Drei Bausparkassen weniger

Besonders rege Konsolidierungsbemühungen sind derweil bei den noch acht Landesbausparkassen zu erleben. Der längst angekündigte Zusammenschluss von LBS West in Münster und LBS Nord in Hannover zur LBS Nordwest ist nur noch eine Frage der Zeit. 2023 soll es so weit sein. Darüber hinaus haben LBS Südwest und LBS Bayern Fusionswillen bekundet, und auch bei LBS Ost und LBS Schleswig-Holstein-Hamburg bahnt sich eine Verschmelzung an.

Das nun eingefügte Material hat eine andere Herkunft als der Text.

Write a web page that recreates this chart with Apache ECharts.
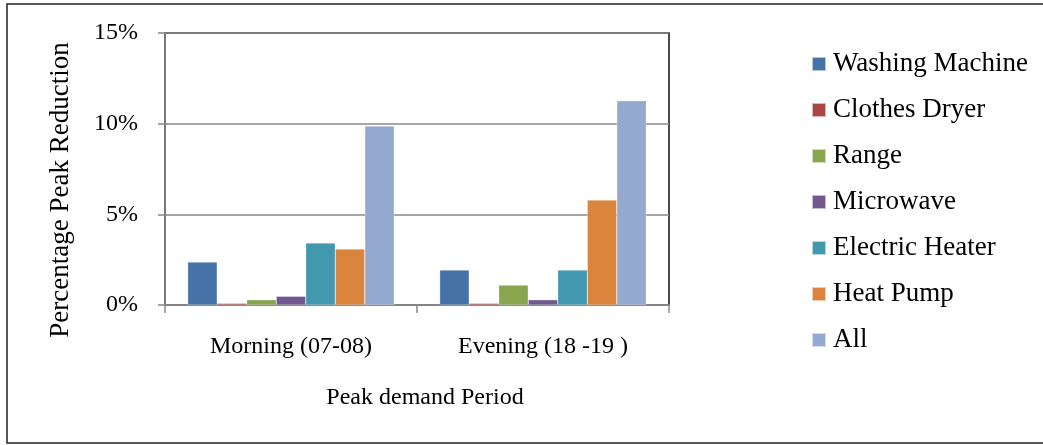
<!DOCTYPE html>
<html>
<head>
<meta charset="utf-8">
<script src="https://cdn.jsdelivr.net/npm/echarts@6/dist/echarts.min.js"></script>
<style>html,body{margin:0;padding:0;background:#fff}#c{width:1043px;height:445px}</style>
</head>
<body>
<div id="c"></div>
<script>
const categories = ['Morning (07-08)', 'Evening (18 -19 )'];
const seriesNames = ['Washing Machine', 'Clothes Dryer', 'Range', 'Microwave', 'Electric Heater', 'Heat Pump', 'All'];
const washingMachine = [2.37, 1.93];
const clothesDryer = [0.09, 0.09];
const range = [0.29, 1.10];
const microwave = [0.48, 0.29];
const electricHeater = [3.42, 1.93];
const heatPump = [3.09, 5.79];
const all = [9.87, 11.27];
const yTicks = [0, 5, 10, 15];
const colors = ['#4572A7', '#AA4643', '#89A54E', '#71588F', '#4198AF', '#DB843D', '#93A9CF'];

const seriesValues = [washingMachine, clothesDryer, range, microwave, electricHeater, heatPump, all];
const FONT = '"Liberation Serif", "Times New Roman", serif';

const chart = echarts.init(document.getElementById('c'), null, {renderer: 'canvas'});
chart.setOption({
  animation: false,
  backgroundColor: '#fff',
  textStyle: {fontFamily: FONT, color: '#000'},
  graphic: [{
    type: 'rect', silent: true, z: -10,
    shape: {x: 7, y: 4, width: 1060, height: 439},
    style: {fill: 'none', stroke: '#222', lineWidth: 1.5}
  }],
  grid: {
    left: 165, top: 33, width: 504, height: 272,
    show: true, borderColor: '#111', borderWidth: 1.5, backgroundColor: 'transparent'
  },
  legend: {
    orient: 'vertical', left: 811, top: 50, padding: 0,
    itemWidth: 14, itemHeight: 14, itemGap: 18,
    icon: 'rect',
    textStyle: {fontFamily: FONT, fontSize: 27, color: '#000', lineHeight: 28, padding: [0, 0, 0, 2]},
    data: seriesNames
  },
  xAxis: {
    type: 'category', data: categories,
    name: 'Peak demand Period', nameLocation: 'middle', nameGap: 81,
    nameTextStyle: {fontFamily: FONT, fontSize: 24, color: '#000', padding: [0, 0, 0, 16]},
    axisLine: {lineStyle: {color: '#888', width: 1.5}},
    axisTick: {show: true, alignWithLabel: false, length: 8, lineStyle: {color: '#888', width: 1.5}},
    axisLabel: {fontFamily: FONT, fontSize: 24, color: '#000', margin: 30}
  },
  yAxis: {
    type: 'value', min: yTicks[0], max: yTicks[yTicks.length - 1], interval: 5,
    name: 'Percentage Peak Reduction', nameLocation: 'middle', nameGap: 91, nameRotate: 90,
    nameTextStyle: {fontFamily: FONT, fontSize: 27, color: '#000', padding: [0, 42, 0, 0]},
    axisLine: {show: true, lineStyle: {color: '#888', width: 1.5}},
    axisTick: {show: true, length: 7, lineStyle: {color: '#888', width: 1.5}},
    axisLabel: {fontFamily: FONT, fontSize: 24, color: '#000', margin: 27, formatter: v => v + '%'},
    splitLine: {show: true, lineStyle: {color: '#888', width: 1.5}}
  },
  series: seriesNames.map((n, i) => ({
    name: n, type: 'bar', data: seriesValues[i],
    barGap: '0%', barCategoryGap: '18%',
    itemStyle: {color: colors[i], borderColor: 'rgba(255,255,255,0.6)', borderWidth: 0.5}
  }))
});
</script>
</body>
</html>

Bei den neun öffentlichen Versicherungsgruppen tat sich zuletzt 2020 etwas, als sich Provinzial Nordwest und Provinzial Rheinland im fünften Versuch zur Fusion durchrangen. In der S-Finanzgruppe sieht so mancher Potenzial für weitere Schritte und schielt auf den genossenschaftlichen Verbund, der mit einer Versicherung (R+V), einer Bausparkasse (Schwäbisch Hall) und einem Spitzeninstitut (DZ Bank) auskommt. Freilich sind dort die Eigentumsverhältnisse unkomplizierter als in der Sparkassenwelt, wo öffentliche Träger wie Kommunen und Bundesländer stets ein Wörtchen mitreden.

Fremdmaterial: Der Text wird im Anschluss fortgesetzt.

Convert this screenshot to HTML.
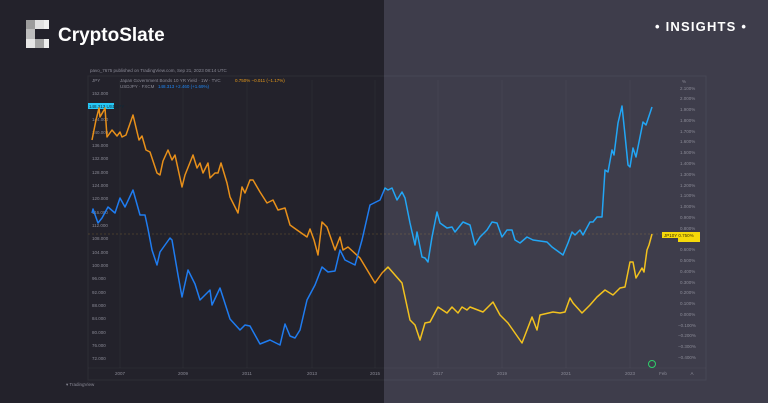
<!DOCTYPE html>
<html><head><meta charset="utf-8"><style>
html,body{margin:0;padding:0;width:768px;height:403px;overflow:hidden;background:#23222b;font-family:"Liberation Sans",sans-serif}
</style></head><body>
<svg width="768" height="403" viewBox="0 0 768 403" xmlns="http://www.w3.org/2000/svg" font-family="Liberation Sans, sans-serif">
<defs>
<clipPath id="cl"><rect x="0" y="0" width="384" height="403"/></clipPath>
<clipPath id="cr"><rect x="384" y="0" width="384" height="403"/></clipPath>
<polyline id="ops" fill="none" stroke-width="1.5" stroke-linejoin="round" points="92,140 96,120 99,108 100,117 104,110 105,108 107,137 112,130 117,136 120,132 122,137 126,135 133,115 139,140 142,136 146,150 150,152 157,173 160,175 163,161 168,150 172,160 175,155 182,187 185,175 193,155 197,168 200,163 203,173 208,163 210,178 215,173 218,173 221,163 227,183 230,197 238,213 242,187 245,193 250,180 253,180 260,192 267,203 273,200 278,210 285,208 290,225 297,230 307,237 310,229 314,240 318,255 322,222 327,227 335,250 340,237 343,250 348,247 360,258 375,283 382,273 388,267 402,283 410,320 415,325 420,340 425,323 430,322 438,307 447,313 452,307 458,313 462,307 467,310 470,307 483,312 493,302 500,315 508,323 522,343 532,317 537,330 540,315 553,312 560,313 565,312 570,298 573,303 582,313 590,305 597,297 605,290 613,295 620,288 625,287 630,262 633,262 636,278 642,268 644,272 647,250 649,245 652,234"/>
<polyline id="bps" fill="none" stroke-width="1.5" stroke-linejoin="round" points="92,213 93,209 98,223 102,218 108,207 115,213 120,198 125,207 133,190 140,215 145,215 148,229 152,250 157,265 160,252 170,238 172,240 178,275 182,297 188,270 195,284 200,300 210,290 212,305 220,288 230,319 240,330 245,325 250,326 255,335 260,344 270,340 280,345 285,324 290,336 295,338 300,330 307,300 315,285 322,267 328,272 335,271 340,250 345,260 355,265 362,240 370,205 374,203 380,200 385,188 388,190 392,188 397,200 402,192 405,198 410,223 415,245 417,232 422,257 425,258 428,262 432,237 437,212 440,223 447,228 452,227 455,232 463,222 470,225 475,245 480,237 487,230 492,222 497,223 502,237 507,230 512,230 515,240 520,243 527,237 533,240 547,242 552,247 563,255 568,243 572,232 575,235 580,230 583,235 590,222 593,222 597,217 602,217 605,170 608,172 612,150 614,155 618,123 622,106 625,135 628,165 630,167 633,148 636,157 643,122 646,125 652,107"/>
</defs>
<rect x="0" y="0" width="384" height="403" fill="#23222b"/>
<rect x="384" y="0" width="384" height="403" fill="#3e3d4b"/>
<rect x="88" y="76" width="618" height="304" fill="none" stroke="#ffffff" stroke-opacity="0.05"/>
<g stroke="#ffffff" stroke-opacity="0.035">
<line x1="120" y1="80" x2="120" y2="368"/><line x1="183" y1="80" x2="183" y2="368"/><line x1="247" y1="80" x2="247" y2="368"/><line x1="312" y1="80" x2="312" y2="368"/><line x1="375" y1="80" x2="375" y2="368"/><line x1="438" y1="80" x2="438" y2="368"/><line x1="502" y1="80" x2="502" y2="368"/><line x1="566" y1="80" x2="566" y2="368"/><line x1="630" y1="80" x2="630" y2="368"/>
<line x1="88" y1="368" x2="706" y2="368"/>
</g>
<line x1="88" y1="234" x2="665" y2="234" stroke="#d9a53a" stroke-opacity="0.2" stroke-dasharray="2,2"/>
<g>
<rect x="26" y="20" width="9" height="9" fill="#9c9c9c"/><rect x="35" y="20" width="9" height="9" fill="#e0e0e0"/><rect x="44" y="20" width="5" height="9" fill="#f0f0f0"/>
<rect x="26" y="29" width="9" height="10" fill="#bdbdbd"/>
<rect x="26" y="39" width="9" height="9" fill="#e6e6e6"/><rect x="35" y="39" width="9" height="9" fill="#a5a5a5"/><rect x="44" y="39" width="5" height="9" fill="#eeeeee"/>
</g>
<text x="58" y="41" fill="#ffffff" font-size="19" font-weight="bold">CryptoSlate</text>
<text x="655" y="31" fill="#ffffff" font-size="13" font-weight="bold" letter-spacing="1.2">• INSIGHTS •</text>
<text x="90" y="72" fill="#8a8a96" font-size="4.5">pavo_7675 published on TradingView.com, Sep 21, 2023 08:14 UTC</text>
<text x="92" y="82" fill="#8a8a96" font-size="4.5">JPY</text>
<text x="120" y="82" fill="#8a8a96" font-size="4.5">Japan Government Bonds 10 YR Yield · 1W · TVC</text><text x="235" y="82" fill="#e89a1a" font-size="4.5">0.750% −0.011 (−1.17%)</text>
<text x="120" y="88" fill="#8a8a96" font-size="4.5">USDJPY · FXCM</text><text x="158" y="88" fill="#1f86f2" font-size="4.5">148.313 +2.460 (+1.69%)</text>
<g fill="#8a8a96" font-size="4.5">
<text x="92" y="95">152.000</text><text x="92" y="121">144.000</text><text x="92" y="134">140.000</text><text x="92" y="147">136.000</text><text x="92" y="160">132.000</text><text x="92" y="174">128.000</text><text x="92" y="187">124.000</text><text x="92" y="200">120.000</text><text x="92" y="214">116.000</text><text x="92" y="227">112.000</text><text x="92" y="240">108.000</text><text x="92" y="254">104.000</text><text x="92" y="267">100.000</text><text x="92" y="280">96.000</text><text x="92" y="294">92.000</text><text x="92" y="307">88.000</text><text x="92" y="320">84.000</text><text x="92" y="334">80.000</text><text x="92" y="347">76.000</text><text x="92" y="360">72.000</text>
</g>
<rect x="88" y="103" width="26" height="6" fill="#27c7f5"/><text x="89" y="108" fill="#0a2a3a" font-size="4.5">148.313  USDJPY</text>
<g fill="#8a8a96" font-size="4.5">
<text x="682" y="83">%</text>
<text x="680" y="90">2.100%</text><text x="680" y="100">2.000%</text><text x="680" y="111">1.900%</text><text x="680" y="122">1.800%</text><text x="680" y="133">1.700%</text><text x="680" y="143">1.600%</text><text x="680" y="154">1.500%</text><text x="680" y="165">1.400%</text><text x="680" y="176">1.300%</text><text x="680" y="187">1.200%</text><text x="680" y="197">1.100%</text><text x="680" y="208">1.000%</text><text x="680" y="219">0.900%</text><text x="680" y="230">0.800%</text><text x="680" y="251">0.600%</text><text x="680" y="262">0.500%</text><text x="680" y="273">0.400%</text><text x="680" y="284">0.300%</text><text x="680" y="294">0.200%</text><text x="680" y="305">0.100%</text><text x="680" y="316">0.000%</text><text x="678" y="327">−0.100%</text><text x="678" y="337">−0.200%</text><text x="678" y="348">−0.300%</text><text x="678" y="359">−0.400%</text>
</g>
<rect x="662" y="232" width="38" height="6" fill="#f5d90a"/><rect x="678" y="238" width="22" height="4" fill="#f5d90a"/>
<text x="664" y="237" fill="#403000" font-size="4.5">JP10Y   0.750%</text>
<g fill="#8a8a96" font-size="4.5" text-anchor="middle">
<text x="120" y="375">2007</text><text x="183" y="375">2009</text><text x="247" y="375">2011</text><text x="312" y="375">2013</text><text x="375" y="375">2015</text><text x="438" y="375">2017</text><text x="502" y="375">2019</text><text x="566" y="375">2021</text><text x="630" y="375">2023</text><text x="663" y="375">Feb</text><text x="692" y="375">A</text>
</g>
<circle cx="652" cy="364" r="3.5" fill="none" stroke="#2fcf6a" stroke-width="1"/>
<text x="66" y="386" fill="#8a8a96" font-size="4.5">▾ TradingView</text>
<use href="#ops" stroke="#e8901a" clip-path="url(#cl)"/>
<use href="#ops" stroke="#f2c21e" clip-path="url(#cr)"/>
<use href="#bps" stroke="#1f7cf0" clip-path="url(#cl)"/>
<use href="#bps" stroke="#22a6f5" clip-path="url(#cr)"/>
</svg>
</body></html>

Veränderungen stehen auch bei der Landesbank Berlin Holding (LBBH) an. Die frühere Muttergesellschaft der Berlin Hyp ist seit dem Verkauf des Immobilienfinanzierers durch den DSGV an die LBBW Ende Juni nur noch für die Landesbank Berlin/Berliner Sparkasse und kleinere Beteiligungen zuständig. Schließlich hatte die Sparkassen-Finanzgruppe im August 2021 nicht nur die Veräußerung der Berlin Hyp angekündigt, sondern auch die Überprüfung des Fortbestehens der über komplizierte Beteiligungsstrukturen in ihrem Eigentum befindlichen LBBH. Die Sparkasse stehe jedoch nicht zum Verkauf, hatte der DSGV bekundet. Mit einer möglichen Auflösung der Holdingstruktur will der DSGV regulatorische Kosten sparen. Wie es mit der Holding nun weitergeht, kann ein Sparkassensprecher noch nicht sagen. Nur so viel: „Wir beschäftigen uns intensiv mit dem Thema, wie man diese Struktur vereinfachen kann, und klären die rechtlichen, strukturellen und regulatorischen Voraussetzungen.“

Die Berliner Sparkasse, mit einer Bilanzsumme von 55 Mrd. Euro nach der Hamburger Sparkasse die größte der Republik, konzentriert sich derweil darauf, bis 2025 Kosten drastisch zu senken und Erträge zu steigern, und besinnt sich auf ihre Rolle als reine Hauptstadtsparkasse. Dass sie die Landesbank im Doppelnamen führt, hat längst keinen operativen Hintergrund mehr. Zu der seit Längerem angedachten Verschmelzung des Markt­folgedienstleisters S-Servicepartner Berlin auf S-Servicepartner Deutschland und zum Verkauf von Anteilen am Autofinanzierer S-Kreditpartner, die beide unter dem Dach der Holding stehen, will der Sprecher nur sagen, dass dies weiterhin beabsichtigt sei. Dass S-Kreditpartner an die Deutsche Leasing geht, liegt nahe, da diese schon ein Drittel der Anteile hält.

Neun Sparkassen-Fusionen

Auf Ebene der Primärinstitute ist in den vergangenen zehn Jahren die bundesweite Zahl der Sparkassen um 62 auf nun 361 geschrumpft (s. Grafik), im Schnitt verschwanden also jedes Jahr sechs Institute. In diesem Jahr waren es mit neun überdurchschnittlich viele. Als Fusionstreiber nennt der DSGV nach wie vor „weit überwiegend“ die wachsende Zahl regulatorischer Anforderungen. Mit einer künftigen Fusionsbeschleunigung angesichts der Preisexplosion und der drohenden Rezession rechne der Verband dennoch nicht, sagt ein Sprecher. „Natürlich steigen auch bei uns die Kosten, insbesondere wegen der hohen Energiepreise. Die Sparkassen können das aber verkraften.“

Für 2023 liegen dem DSGV zwei Fusionsvorhaben vor: zum 1. Januar zwischen Sparkasse SoestWerl und Sparkasse Lippstadt zur Sparkasse Hellweg-Lippe und zum 1. April zwischen Sparkasse Paderborn-Detmold, Sparkasse Höxter und Stadtsparkasse Delbrück zur Sparkasse Paderborn-Detmold-Höxter. Zudem haben am Donnerstag die Sparkasse Allgäu und die Kreis- und Stadtsparkasse Kaufbeuren angekündigt, nächstes Jahr fusionieren zu wollen.